Exercise description:
Only the number is wanted: count the lines in the data with "that" in them.

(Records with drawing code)
-------------------------
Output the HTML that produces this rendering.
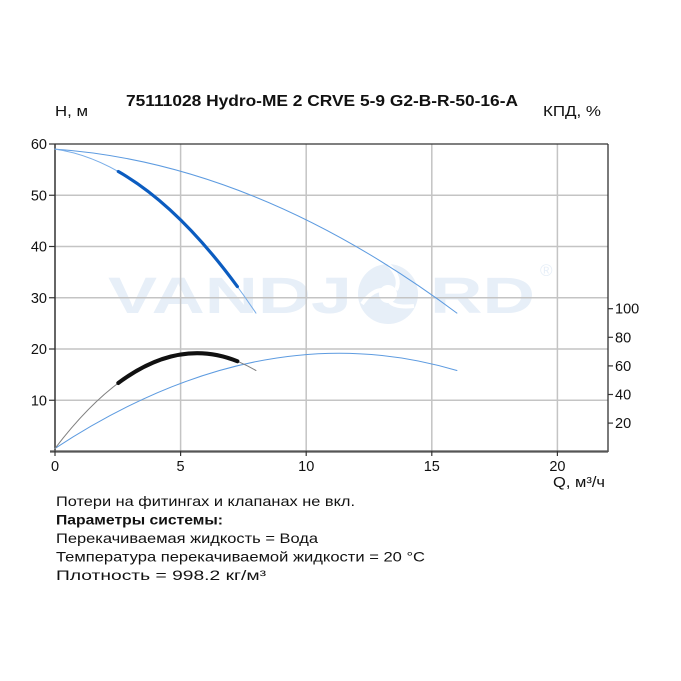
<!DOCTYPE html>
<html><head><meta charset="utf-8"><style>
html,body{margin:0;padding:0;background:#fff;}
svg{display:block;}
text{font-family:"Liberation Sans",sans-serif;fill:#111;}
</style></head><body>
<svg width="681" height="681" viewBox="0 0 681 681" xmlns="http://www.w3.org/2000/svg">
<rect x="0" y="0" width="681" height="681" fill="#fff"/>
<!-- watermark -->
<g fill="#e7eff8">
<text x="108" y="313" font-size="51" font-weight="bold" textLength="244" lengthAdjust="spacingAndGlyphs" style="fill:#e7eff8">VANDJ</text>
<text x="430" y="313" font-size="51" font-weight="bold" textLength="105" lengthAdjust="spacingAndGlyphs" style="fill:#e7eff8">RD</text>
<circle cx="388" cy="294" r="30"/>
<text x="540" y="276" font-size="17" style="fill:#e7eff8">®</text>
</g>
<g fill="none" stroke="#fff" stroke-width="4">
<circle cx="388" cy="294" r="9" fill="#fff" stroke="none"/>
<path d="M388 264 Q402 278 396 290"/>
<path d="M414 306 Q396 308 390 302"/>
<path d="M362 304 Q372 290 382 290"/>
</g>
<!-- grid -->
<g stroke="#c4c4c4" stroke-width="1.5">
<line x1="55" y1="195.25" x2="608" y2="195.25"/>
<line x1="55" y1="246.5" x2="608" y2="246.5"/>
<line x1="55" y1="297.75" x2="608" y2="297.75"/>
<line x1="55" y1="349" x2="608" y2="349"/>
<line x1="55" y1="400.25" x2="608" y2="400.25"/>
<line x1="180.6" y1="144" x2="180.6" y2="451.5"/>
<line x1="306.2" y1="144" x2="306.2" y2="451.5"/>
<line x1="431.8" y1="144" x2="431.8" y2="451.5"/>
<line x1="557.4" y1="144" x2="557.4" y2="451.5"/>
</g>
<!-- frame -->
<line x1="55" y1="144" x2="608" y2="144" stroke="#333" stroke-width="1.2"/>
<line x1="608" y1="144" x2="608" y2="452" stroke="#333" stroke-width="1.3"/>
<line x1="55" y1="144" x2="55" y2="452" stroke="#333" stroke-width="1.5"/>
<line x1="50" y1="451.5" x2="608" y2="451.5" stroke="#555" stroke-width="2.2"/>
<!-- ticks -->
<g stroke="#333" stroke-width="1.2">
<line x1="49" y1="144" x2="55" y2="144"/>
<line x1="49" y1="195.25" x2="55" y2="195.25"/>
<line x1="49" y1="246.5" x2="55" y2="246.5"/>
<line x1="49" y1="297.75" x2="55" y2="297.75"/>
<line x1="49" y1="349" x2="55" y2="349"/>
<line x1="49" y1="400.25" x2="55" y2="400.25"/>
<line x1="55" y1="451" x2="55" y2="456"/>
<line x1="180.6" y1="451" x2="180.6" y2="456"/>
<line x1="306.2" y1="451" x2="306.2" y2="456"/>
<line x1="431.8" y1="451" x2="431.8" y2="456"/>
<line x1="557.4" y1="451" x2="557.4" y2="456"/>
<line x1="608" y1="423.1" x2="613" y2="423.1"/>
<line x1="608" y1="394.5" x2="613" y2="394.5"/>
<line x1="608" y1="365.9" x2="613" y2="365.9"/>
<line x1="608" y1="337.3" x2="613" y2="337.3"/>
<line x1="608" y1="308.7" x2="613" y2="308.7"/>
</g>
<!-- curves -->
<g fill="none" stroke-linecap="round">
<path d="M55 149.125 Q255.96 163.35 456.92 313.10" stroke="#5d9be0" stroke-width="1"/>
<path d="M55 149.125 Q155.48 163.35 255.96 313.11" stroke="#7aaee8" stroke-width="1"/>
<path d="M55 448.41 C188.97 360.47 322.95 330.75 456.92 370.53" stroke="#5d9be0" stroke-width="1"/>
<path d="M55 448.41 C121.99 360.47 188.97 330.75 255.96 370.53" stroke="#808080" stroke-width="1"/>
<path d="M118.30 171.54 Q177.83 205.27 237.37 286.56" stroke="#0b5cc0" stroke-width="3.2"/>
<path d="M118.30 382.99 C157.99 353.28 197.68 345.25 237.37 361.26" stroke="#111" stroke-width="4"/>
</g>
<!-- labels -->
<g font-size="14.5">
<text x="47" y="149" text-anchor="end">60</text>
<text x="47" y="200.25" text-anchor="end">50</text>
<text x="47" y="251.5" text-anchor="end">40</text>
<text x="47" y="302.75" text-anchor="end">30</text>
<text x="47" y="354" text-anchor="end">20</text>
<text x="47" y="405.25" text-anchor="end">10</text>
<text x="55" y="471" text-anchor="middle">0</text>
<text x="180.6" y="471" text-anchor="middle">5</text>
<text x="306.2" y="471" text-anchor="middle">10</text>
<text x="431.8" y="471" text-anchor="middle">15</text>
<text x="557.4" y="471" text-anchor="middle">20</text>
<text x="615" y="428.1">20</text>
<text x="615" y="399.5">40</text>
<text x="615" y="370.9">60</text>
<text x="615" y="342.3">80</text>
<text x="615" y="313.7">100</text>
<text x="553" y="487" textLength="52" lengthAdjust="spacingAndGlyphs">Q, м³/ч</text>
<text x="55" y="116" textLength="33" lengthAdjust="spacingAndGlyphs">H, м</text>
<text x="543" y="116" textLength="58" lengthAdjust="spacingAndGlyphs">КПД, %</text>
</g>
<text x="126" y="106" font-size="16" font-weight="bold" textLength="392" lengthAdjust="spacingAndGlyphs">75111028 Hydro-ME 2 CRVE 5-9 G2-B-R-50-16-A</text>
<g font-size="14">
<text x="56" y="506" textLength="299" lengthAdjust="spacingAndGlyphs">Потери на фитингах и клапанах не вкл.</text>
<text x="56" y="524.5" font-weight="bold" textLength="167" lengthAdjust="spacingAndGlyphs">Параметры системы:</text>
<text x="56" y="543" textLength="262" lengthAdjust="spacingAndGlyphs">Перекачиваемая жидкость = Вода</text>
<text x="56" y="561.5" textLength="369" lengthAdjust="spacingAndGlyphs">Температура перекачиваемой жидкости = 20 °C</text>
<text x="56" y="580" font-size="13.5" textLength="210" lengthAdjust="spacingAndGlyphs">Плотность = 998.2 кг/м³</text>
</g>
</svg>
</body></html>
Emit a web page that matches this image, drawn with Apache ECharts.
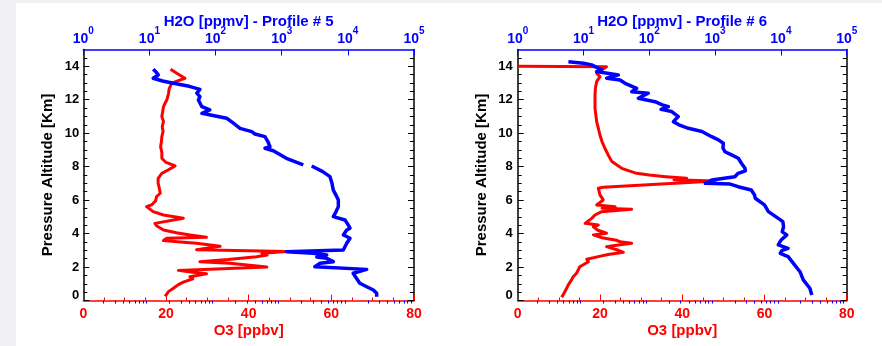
-------------------------
Answer to the problem:
2